# [Stated task]
Identify each line below containing the string "React" and copy it.

# [Supplied information]

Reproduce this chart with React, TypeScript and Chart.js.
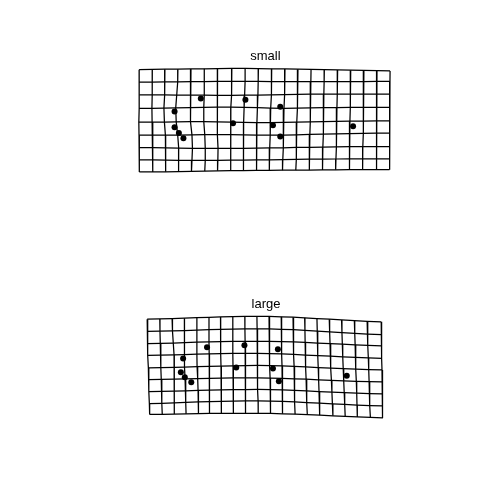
import React, { useEffect, useRef } from "react";
import { Chart, registerables } from "chart.js";

Chart.register(...registerables);

const PANEL_TITLES = ["small", "large"];

// Small panel: x of each vertical grid line (20 lines, 9 nodes top->bottom)
const SMALL_COL_X = [
  [137.3, 137.3, 137.5, 137.3, 137, 137.2, 137.5, 137.5, 137.5],
  [150.7, 150.7, 150.5, 150.3, 150.5, 151, 151.3, 151.3, 151],
  [163.5, 163.5, 163, 162.5, 163, 164, 164.5, 164.3, 164],
  [176.7, 176.5, 175.5, 174.5, 175, 176.5, 177.5, 177.5, 177.3],
  [190, 190, 189.5, 189, 189.5, 191, 191.5, 191, 190.5],
  [203.5, 203.5, 203.5, 203, 203, 204, 204.5, 204.5, 204],
  [217, 217, 217, 216.5, 216.5, 217, 217.5, 217.3, 217],
  [231.5, 231.5, 231, 230.5, 230.5, 230.5, 230.5, 230.3, 230],
  [245, 245, 244.5, 244, 243.5, 243.5, 243.5, 243.3, 243],
  [258.5, 258.3, 258, 257.5, 257, 257, 256.7, 256.5, 256.3],
  [272, 272, 271.5, 271, 270.5, 270.5, 270, 269.7, 269.5],
  [285.5, 285.3, 285, 284.5, 284, 284, 283.5, 283.3, 283],
  [298.7, 298.5, 298.2, 297.8, 297.5, 297.3, 297, 296.8, 296.5],
  [312, 311.8, 311.5, 311.2, 311, 310.8, 310.5, 310.3, 310],
  [325.5, 325.3, 325, 324.8, 324.5, 324.3, 324, 323.8, 323.5],
  [339, 338.8, 338.5, 338.3, 338, 337.8, 337.5, 337.3, 337],
  [352.3, 352.1, 351.9, 351.7, 351.5, 351.3, 351.1, 351, 350.8],
  [365.7, 365.5, 365.3, 365.1, 365, 364.8, 364.6, 364.5, 364.3],
  [379, 378.9, 378.8, 378.7, 378.6, 378.5, 378.4, 378.3, 378.2],
  [392.3, 392.2, 392.1, 392, 391.9, 391.8, 391.8, 391.7, 391.7],
];

// Small panel: y of each horizontal grid line (9 lines, 20 nodes left->right)
const SMALL_ROW_Y = [
  [66.7, 66.5, 66.3, 66.2, 66, 65.8, 65.6, 65.5, 65.5, 65.6, 65.8, 66, 66.2, 66.5, 66.8, 67, 67.3, 67.5, 67.8, 68],
  [79.3, 79.3, 79.2, 79.2, 79, 78.8, 78.6, 78.5, 78.5, 78.6, 78.8, 79, 79, 79, 79, 79, 78.9, 78.8, 78.7, 78.6],
  [92.3, 92.3, 92.4, 92.5, 92.6, 92.7, 92.8, 92.8, 92.7, 92.5, 92.3, 92, 91.8, 91.7, 91.6, 91.5, 91.5, 91.5, 91.5, 91.5],
  [106, 106, 105.8, 105.5, 105.3, 105, 104.8, 104.8, 105, 105.4, 105.8, 106, 105.8, 105.6, 105.4, 105.2, 105.1, 105, 105, 105],
  [120, 120, 120, 119.8, 119.6, 119.5, 119.7, 120, 120.3, 120.5, 120.5, 120.3, 120, 119.7, 119.4, 119.2, 119, 118.9, 118.8, 118.8],
  [133.3, 133.3, 133.3, 133.2, 133, 132.8, 132.7, 132.8, 133, 133.2, 133.3, 133.2, 133, 132.6, 132.2, 131.9, 131.6, 131.4, 131.3, 131.2],
  [146, 146, 146.2, 146.4, 146.6, 146.7, 146.7, 146.7, 146.6, 146.5, 146.3, 146.1, 145.8, 145.6, 145.4, 145.2, 145, 144.9, 144.8, 144.8],
  [158.3, 158.4, 158.6, 158.8, 158.9, 158.9, 158.8, 158.7, 158.6, 158.5, 158.3, 158.1, 157.9, 157.7, 157.6, 157.5, 157.4, 157.3, 157.3, 157.3],
  [170.7, 170.6, 170.5, 170.3, 170.1, 169.8, 169.5, 169.3, 169.2, 169.1, 169, 168.9, 168.8, 168.7, 168.6, 168.5, 168.4, 168.3, 168.3, 168.3],
];

const SMALL_PTS_X = [200, 245.3, 280.7, 173.3, 232.7, 273.3, 173.3, 177.7, 182.3, 280.7, 354.7];
const SMALL_PTS_Y = [96, 97.3, 104.3, 109.3, 121.3, 123.3, 125.3, 131, 136.3, 134.7, 124.3];

// Large panel
const LARGE_COL_X = [
  [145.5, 145.7, 146, 146.3, 146.7, 147, 147.3, 147.7, 148],
  [158.3, 158.5, 158.8, 159.2, 159.5, 159.8, 160.2, 160.5, 160.8],
  [170.8, 171.2, 172, 172.8, 173.3, 173.3, 173, 172.8, 172.8],
  [183.3, 183.5, 183.5, 183.3, 183.3, 184, 184.5, 184.8, 185],
  [196, 196, 196, 196, 196.2, 196.8, 197.2, 197.5, 197.7],
  [208.3, 208.3, 208.3, 208.5, 208.5, 208.7, 208.8, 209, 209],
  [220, 220, 220.2, 220.3, 220.5, 220.7, 220.8, 221, 221],
  [232.5, 232.5, 232.5, 232.5, 232.7, 232.8, 233, 233.2, 233.3],
  [244.7, 244.8, 245, 245, 245.2, 245.3, 245.5, 245.7, 245.8],
  [257, 257.2, 257.3, 257.5, 257.6, 257.8, 258, 258.2, 258.3],
  [269.3, 269.5, 269.7, 270, 270.2, 270.4, 270.6, 270.8, 271],
  [281.7, 281.9, 282.1, 282.3, 282.5, 282.7, 282.9, 283.1, 283.3],
  [293.7, 294, 294.2, 294.5, 294.8, 295, 295.3, 295.5, 295.8],
  [305.5, 305.8, 306, 306.3, 306.6, 307, 307.4, 307.8, 308.2],
  [318, 318.3, 318.6, 319, 319.3, 319.7, 320.1, 320.5, 321],
  [330.5, 330.9, 331.3, 331.7, 332.2, 332.7, 333.2, 333.7, 334.2],
  [343, 343.4, 343.8, 344.2, 344.7, 345.2, 345.7, 346.2, 346.7],
  [356, 356.4, 356.8, 357.2, 357.6, 358, 358.4, 358.7, 359],
  [369, 369.4, 369.8, 370.2, 370.6, 371, 371.4, 371.8, 372.3],
  [383.3, 383.5, 383.7, 383.9, 384.1, 384.3, 384.5, 384.7, 385],
];

const LARGE_ROW_Y = [
  [320.3, 320, 319.6, 319.2, 318.8, 318.4, 318, 317.7, 317.5, 317.4, 317.5, 317.8, 318.3, 318.9, 319.6, 320.3, 321, 321.7, 322.4, 323],
  [332.7, 332.5, 332.2, 331.8, 331.4, 331, 330.6, 330.3, 330.1, 330, 330.1, 330.5, 331, 331.7, 332.4, 333.2, 334, 334.7, 335.4, 336],
  [345, 344.8, 344.5, 344.1, 343.7, 343.3, 343, 342.8, 342.7, 342.7, 342.8, 343, 343.4, 343.9, 344.5, 345.1, 345.7, 346.3, 346.8, 347.3],
  [357, 356.8, 356.5, 356.2, 355.8, 355.5, 355.2, 355, 355, 355, 355.2, 355.6, 356.1, 356.7, 357.3, 357.9, 358.5, 359, 359.5, 360],
  [369.8, 369.6, 369.3, 369, 368.6, 368.2, 367.9, 367.6, 367.4, 367.3, 367.4, 367.7, 368.2, 368.8, 369.4, 370, 370.6, 371.1, 371.5, 371.8],
  [381.7, 381.5, 381.2, 380.9, 380.6, 380.3, 380.1, 380, 380, 380, 380.1, 380.4, 380.8, 381.3, 381.9, 382.5, 383, 383.4, 383.8, 384],
  [393.8, 393.6, 393.3, 393, 392.7, 392.4, 392.1, 391.9, 391.8, 391.7, 391.8, 392.1, 392.6, 393.2, 393.8, 394.4, 394.9, 395.4, 395.8, 396.2],
  [406, 405.7, 405.3, 404.8, 404.4, 404, 403.7, 403.5, 403.3, 403.3, 403.5, 403.9, 404.4, 405, 405.6, 406.3, 406.9, 407.5, 408, 408.4],
  [417, 416.9, 416.7, 416.5, 416.3, 416.1, 416, 415.9, 415.9, 416, 416.1, 416.4, 416.8, 417.3, 417.8, 418.4, 419, 419.6, 420.1, 420.6],
];

const LARGE_PTS_X = [206.3, 244.3, 278.3, 182, 236, 273.3, 179.7, 183.7, 190.3, 279.3, 348.3];
const LARGE_PTS_Y = [348.7, 346.7, 350.7, 360.3, 369.3, 370.3, 374.3, 379.3, 384.3, 383.3, 377.7];

type Pt = { x: number; y: number };

function lineSet(data: Pt[]) {
  return {
    type: "line",
    data,
    borderColor: "#000000",
    borderWidth: 1.25,
    pointRadius: 0,
    fill: false,
    tension: 0,
    showLine: true,
    clip: false,
  };
}

function gridDatasets(colX: number[][], rowY: number[][]) {
  const sets: any[] = [];
  const nRows = rowY.length;
  const nCols = colX.length;
  for (let r = 0; r < nRows; r++) {
    const data: Pt[] = [];
    for (let c = 0; c < nCols; c++) data.push({ x: colX[c][r], y: rowY[r][c] });
    sets.push(lineSet(data));
  }
  for (let c = 0; c < nCols; c++) {
    const data: Pt[] = [];
    for (let r = 0; r < nRows; r++) data.push({ x: colX[c][r], y: rowY[r][c] });
    sets.push(lineSet(data));
  }
  return sets;
}

function pointSet(xs: number[], ys: number[]) {
  return {
    type: "scatter",
    data: xs.map((x, i) => ({ x, y: ys[i] })),
    backgroundColor: "#000000",
    borderColor: "#000000",
    pointRadius: 3,
    borderWidth: 0,
    showLine: false,
    clip: false,
  };
}

const PANELS = [
  { title: PANEL_TITLES[0], colX: SMALL_COL_X, rowY: SMALL_ROW_Y },
  { title: PANEL_TITLES[1], colX: LARGE_COL_X, rowY: LARGE_ROW_Y },
];

const titlePlugin = {
  id: "panelTitles",
  afterDatasetsDraw(chart: any) {
    const { ctx, scales } = chart;
    ctx.save();
    ctx.fillStyle = "#000000";
    ctx.font = "13px 'Liberation Sans', Arial, sans-serif";
    ctx.textAlign = "center";
    ctx.textBaseline = "alphabetic";
    PANELS.forEach((p) => {
      const xs = p.colX.flat();
      const ys = p.rowY.flat();
      const cx = (Math.min(...xs) + Math.max(...xs)) / 2;
      const top = Math.min(...ys);
      ctx.fillText(p.title, scales.x.getPixelForValue(cx) + 1, scales.y.getPixelForValue(top) - 8.5);
    });
    ctx.restore();
  },
};

export default function App() {
  const ref = useRef<HTMLCanvasElement | null>(null);
  useEffect(() => {
    if (!ref.current) return;
    const datasets = [
      ...gridDatasets(SMALL_COL_X, SMALL_ROW_Y),
      ...gridDatasets(LARGE_COL_X, LARGE_ROW_Y),
      pointSet(SMALL_PTS_X, SMALL_PTS_Y),
      pointSet(LARGE_PTS_X, LARGE_PTS_Y),
    ];
    const chart = new Chart(ref.current, {
      type: "scatter",
      data: { datasets } as any,
      options: {
        responsive: false,
        animation: false,
        events: [],
        layout: { padding: 0 },
        plugins: { legend: { display: false }, tooltip: { enabled: false }, title: { display: false } },
        scales: {
          x: { type: "linear", min: 0, max: 504, display: false },
          y: { type: "linear", min: 0, max: 504, reverse: true, display: false },
        },
      },
      plugins: [titlePlugin],
    });
    return () => chart.destroy();
  }, []);
  return (
    <div style={{ position: "absolute", left: 0, top: 0, width: 504, height: 504, background: "#ffffff" }}>
      <canvas ref={ref} width={504} height={504} style={{ width: 504, height: 504, display: "block" }} />
    </div>
  );
}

# [Answer to the problem]
Reproduce this chart with React, TypeScript and Chart.js.
import React, { useEffect, useRef } from "react";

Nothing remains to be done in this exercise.